Copy each line of the data below exactly, leaving out pictures.

→ **Data extract**
══════

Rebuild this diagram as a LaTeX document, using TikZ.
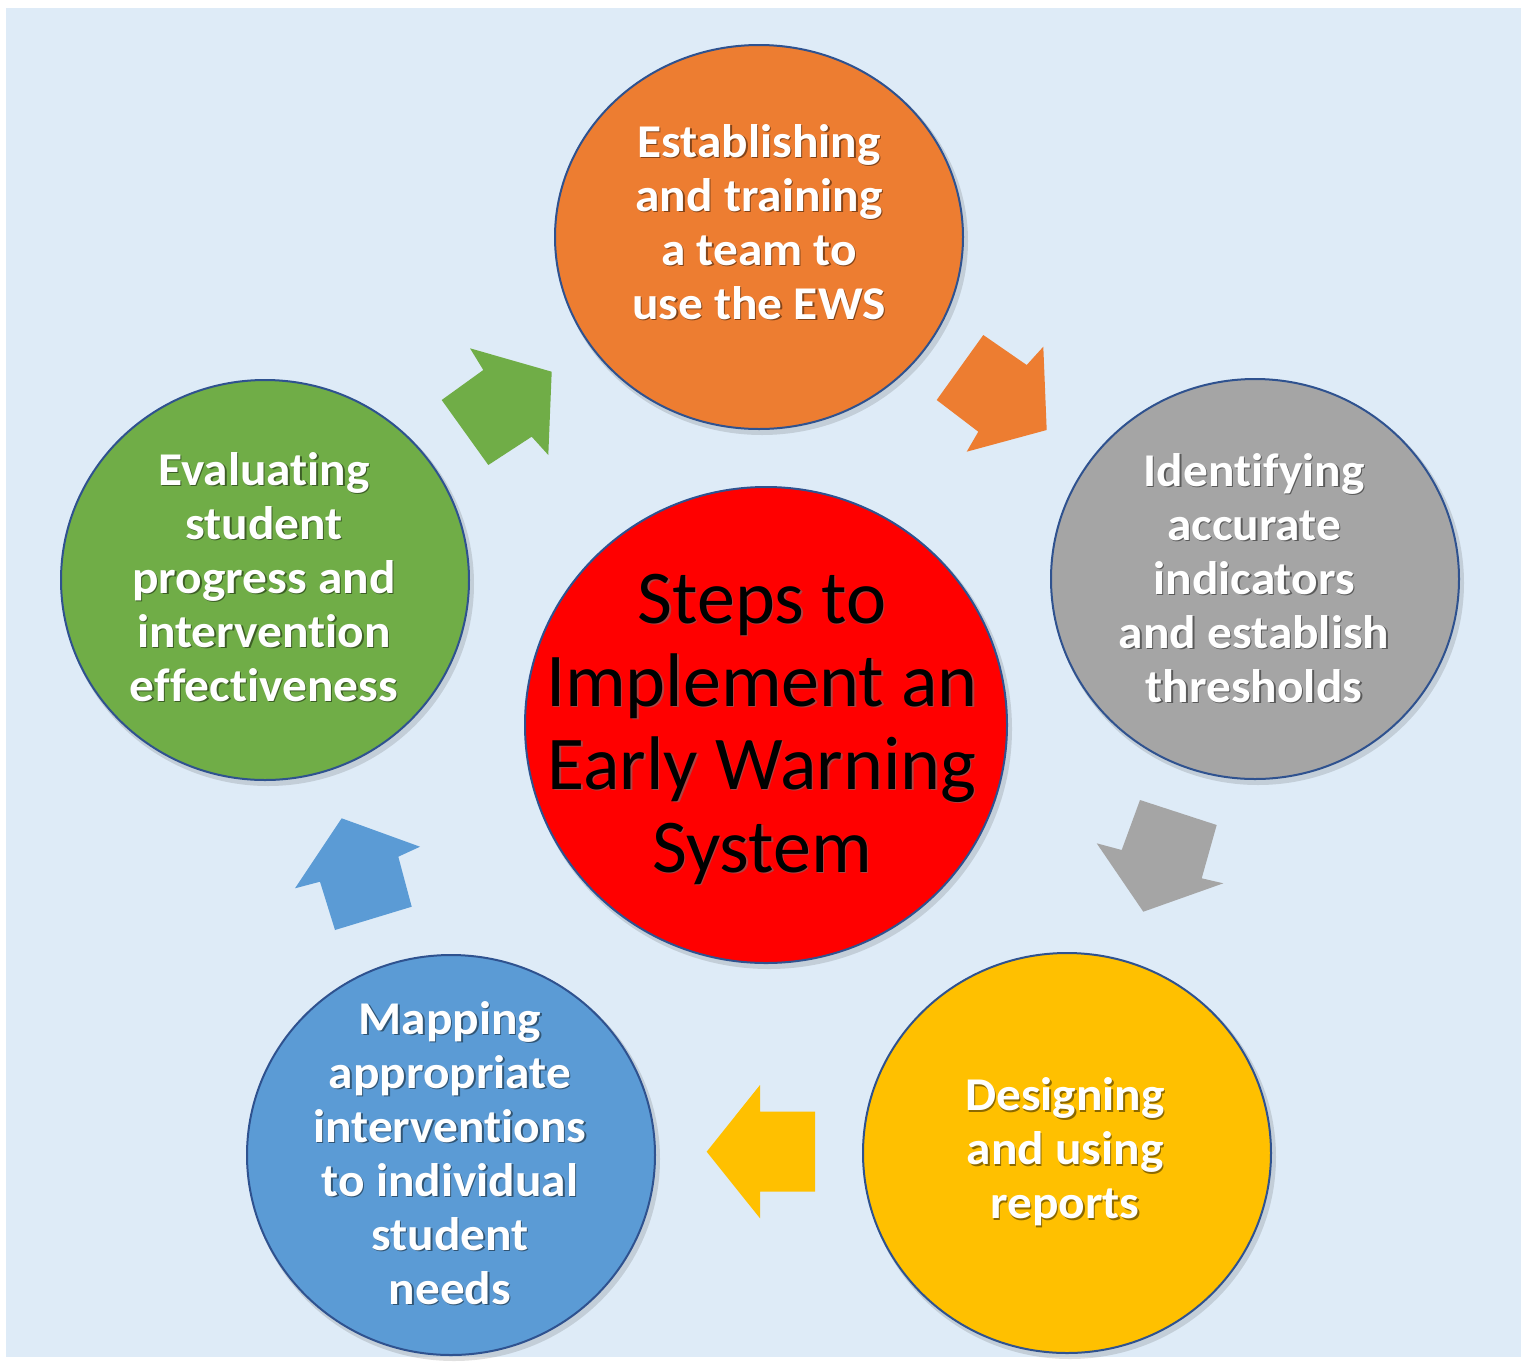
\documentclass[tikz,border=0pt]{standalone}
\usepackage{fontspec}
\setmainfont{Carlito}[Ligatures=NoCommon]
\newfontfamily\stepfont{Carlito}[Ligatures=NoCommon,FakeStretch=1.05]
\usetikzlibrary{calc,shapes.geometric}

\definecolor{bgblue}{HTML}{DEEBF7}
\definecolor{rimblue}{HTML}{2F528F}
\definecolor{cOrange}{HTML}{ED7D31}
\definecolor{cGray}{HTML}{A5A5A5}
\definecolor{cYellow}{HTML}{FFC000}
\definecolor{cBlue}{HTML}{5B9BD5}
\definecolor{cGreen}{HTML}{70AD47}
\definecolor{cRed}{HTML}{FF0000}

\tikzset{
  stepdisc/.style={ellipse, draw=rimblue, line width=1pt, inner sep=0pt,
    minimum width=204pt, minimum height=200pt},
  hubdisc/.style={ellipse, draw=rimblue, line width=1pt, inner sep=0pt,
    minimum width=241pt, minimum height=238pt, fill=cRed},
  disctrace/.style={ellipse, fill=black, opacity=0.12, inner sep=0pt},
  steptxt/.style={align=center, text=white, inner sep=0pt,
    font=\stepfont\bfseries\fontsize{23.5}{27}\selectfont},
  steptxtshade/.style={steptxt, text=black, opacity=0.45},
  hubtxt/.style={align=center, text=black, inner sep=0pt,
    font=\fontsize{38}{41.5}\selectfont},
  hubtxtshade/.style={hubtxt, text=black!55, opacity=0.6}
}

% text with a soft drop shadow
\newcommand\shadedlabel[4]{%
  \node[#1shade] at ($(#2)+(1.4,1.6)$) {#4};
  \node[#1] (#3) at (#2) {#4};}

\begin{document}
\begin{tikzpicture}[x=0.5pt,y=-0.5pt]
\useasboundingbox (0,0) rectangle (1521,1361);
\fill[white] (0,0) rectangle (1521,1361);
\fill[bgblue] (6,8) rectangle (1521,1357);

% disc centres
\coordinate (pO) at (759,237);
\coordinate (pG) at (1255,579);
\coordinate (pY) at (1067,1153);
\coordinate (pB) at (451,1155);
\coordinate (pE) at (265,580);
\coordinate (pH) at (766,725);

% shadows under the discs
\node[disctrace, minimum width=206pt, minimum height=194pt] at ($(pO)+(3,4)$) {};
\foreach \p in {pG,pY,pB,pE}
  \node[disctrace, minimum width=206pt, minimum height=202pt] at ($(\p)+(3,4)$) {};
\node[disctrace, minimum width=243pt, minimum height=240pt] at ($(pH)+(3,4)$) {};

% the five steps and the hub
\node[stepdisc, fill=cOrange, minimum height=192pt] (orange) at (pO) {};
\node[stepdisc, fill=cGray]   (gray)   at (pG) {};
\node[stepdisc, fill=cYellow] (yellow) at (pY) {};
\node[stepdisc, fill=cBlue]   (blue)   at (pB) {};
\node[stepdisc, fill=cGreen]  (green)  at (pE) {};
\node[hubdisc] (hub) at (pH) {};

% block arrows between the steps
\fill[cOrange] (983.3,335) -- (1026.7,365) -- (1043.3,346.7) -- (1046.7,430)
  -- (966.7,451.7) -- (978.3,431.7) -- (936.7,400) -- cycle;
\fill[cGray] (1140,800) -- (1216.7,825) -- (1201.7,878.3) -- (1223.3,883.3)
  -- (1143.3,911.7) -- (1096.7,843.3) -- (1121.7,850) -- cycle;
\fill[cYellow] (706.7,1151.7) -- (760,1085) -- (760,1111.7) -- (815,1111.7)
  -- (815,1191.7) -- (760,1191.7) -- (760,1218.3) -- cycle;
\fill[cBlue] (341.7,818.3) -- (420,846.7) -- (398.3,856.7) -- (411.7,906.7)
  -- (335,930) -- (320,881.7) -- (295,888.3) -- cycle;
\fill[cGreen] (470,348.3) -- (483.3,370) -- (441.7,400) -- (488.3,465)
  -- (531.7,436.7) -- (548.3,455) -- (551.7,371.7) -- cycle;

% labels
\shadedlabel{steptxt}{759,222}{tO}{Establishing\\and training\\a team to\\use the EWS}
\shadedlabel{steptxt}{1254,578}{tG}{Identifying\\accurate\\indicators\\and establish\\thresholds}
\shadedlabel{steptxt}{1065,1152}{tY}{Designing\\and using\\reports}
\shadedlabel{steptxt}{450,1153}{tB}{Mapping\\appropriate\\interventions\\to individual\\student\\needs}
\shadedlabel{steptxt}{264,577}{tE}{Evaluating\\student\\progress and\\intervention\\effectiveness}
\shadedlabel{hubtxt}{762,729}{tH}{Steps to\\Implement an\\Early Warning\\System}
\end{tikzpicture}
\end{document}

══════

→ **Final result**
Rebuild this diagram as a LaTeX document, using TikZ.
\documentclass[tikz,border=0pt]{standalone}
\usepackage{fontspec}
\setmainfont{Carlito}[Ligatures=NoCommon]
\newfontfamily\stepfont{Carlito}[Ligatures=NoCommon,FakeStretch=1.05]
\usetikzlibrary{calc,shapes.geometric}

\definecolor{bgblue}{HTML}{DEEBF7}
\definecolor{rimblue}{HTML}{2F528F}
\definecolor{cOrange}{HTML}{ED7D31}
\definecolor{cGray}{HTML}{A5A5A5}
\definecolor{cYellow}{HTML}{FFC000}
\definecolor{cBlue}{HTML}{5B9BD5}
\definecolor{cGreen}{HTML}{70AD47}
\definecolor{cRed}{HTML}{FF0000}

\tikzset{
  stepdisc/.style={ellipse, draw=rimblue, line width=1pt, inner sep=0pt,
    minimum width=204pt, minimum height=200pt},
  hubdisc/.style={ellipse, draw=rimblue, line width=1pt, inner sep=0pt,
    minimum width=241pt, minimum height=238pt, fill=cRed},
  disctrace/.style={ellipse, fill=black, opacity=0.12, inner sep=0pt},
  steptxt/.style={align=center, text=white, inner sep=0pt,
    font=\stepfont\bfseries\fontsize{23.5}{27}\selectfont},
  steptxtshade/.style={steptxt, text=black, opacity=0.45},
  hubtxt/.style={align=center, text=black, inner sep=0pt,
    font=\fontsize{38}{41.5}\selectfont},
  hubtxtshade/.style={hubtxt, text=black!55, opacity=0.6}
}

% text with a soft drop shadow
\newcommand\shadedlabel[4]{%
  \node[#1shade] at ($(#2)+(1.4,1.6)$) {#4};
  \node[#1] (#3) at (#2) {#4};}

\begin{document}
\begin{tikzpicture}[x=0.5pt,y=-0.5pt]
\useasboundingbox (0,0) rectangle (1521,1361);
\fill[white] (0,0) rectangle (1521,1361);
\fill[bgblue] (6,8) rectangle (1521,1357);

% disc centres
\coordinate (pO) at (759,237);
\coordinate (pG) at (1255,579);
\coordinate (pY) at (1067,1153);
\coordinate (pB) at (451,1155);
\coordinate (pE) at (265,580);
\coordinate (pH) at (766,725);

% shadows under the discs
\node[disctrace, minimum width=206pt, minimum height=194pt] at ($(pO)+(3,4)$) {};
\foreach \p in {pG,pY,pB,pE}
  \node[disctrace, minimum width=206pt, minimum height=202pt] at ($(\p)+(3,4)$) {};
\node[disctrace, minimum width=243pt, minimum height=240pt] at ($(pH)+(3,4)$) {};

% the five steps and the hub
\node[stepdisc, fill=cOrange, minimum height=192pt] (orange) at (pO) {};
\node[stepdisc, fill=cGray]   (gray)   at (pG) {};
\node[stepdisc, fill=cYellow] (yellow) at (pY) {};
\node[stepdisc, fill=cBlue]   (blue)   at (pB) {};
\node[stepdisc, fill=cGreen]  (green)  at (pE) {};
\node[hubdisc] (hub) at (pH) {};

% block arrows between the steps
\fill[cOrange] (983.3,335) -- (1026.7,365) -- (1043.3,346.7) -- (1046.7,430)
  -- (966.7,451.7) -- (978.3,431.7) -- (936.7,400) -- cycle;
\fill[cGray] (1140,800) -- (1216.7,825) -- (1201.7,878.3) -- (1223.3,883.3)
  -- (1143.3,911.7) -- (1096.7,843.3) -- (1121.7,850) -- cycle;
\fill[cYellow] (706.7,1151.7) -- (760,1085) -- (760,1111.7) -- (815,1111.7)
  -- (815,1191.7) -- (760,1191.7) -- (760,1218.3) -- cycle;
\fill[cBlue] (341.7,818.3) -- (420,846.7) -- (398.3,856.7) -- (411.7,906.7)
  -- (335,930) -- (320,881.7) -- (295,888.3) -- cycle;
\fill[cGreen] (470,348.3) -- (483.3,370) -- (441.7,400) -- (488.3,465)
  -- (531.7,436.7) -- (548.3,455) -- (551.7,371.7) -- cycle;

% labels
\shadedlabel{steptxt}{759,222}{tO}{Establishing\\and training\\a team to\\use the EWS}
\shadedlabel{steptxt}{1254,578}{tG}{Identifying\\accurate\\indicators\\and establish\\thresholds}
\shadedlabel{steptxt}{1065,1152}{tY}{Designing\\and using\\reports}
\shadedlabel{steptxt}{450,1153}{tB}{Mapping\\appropriate\\interventions\\to individual\\student\\needs}
\shadedlabel{steptxt}{264,577}{tE}{Evaluating\\student\\progress and\\intervention\\effectiveness}
\shadedlabel{hubtxt}{762,729}{tH}{Steps to\\Implement an\\Early Warning\\System}
\end{tikzpicture}
\end{document}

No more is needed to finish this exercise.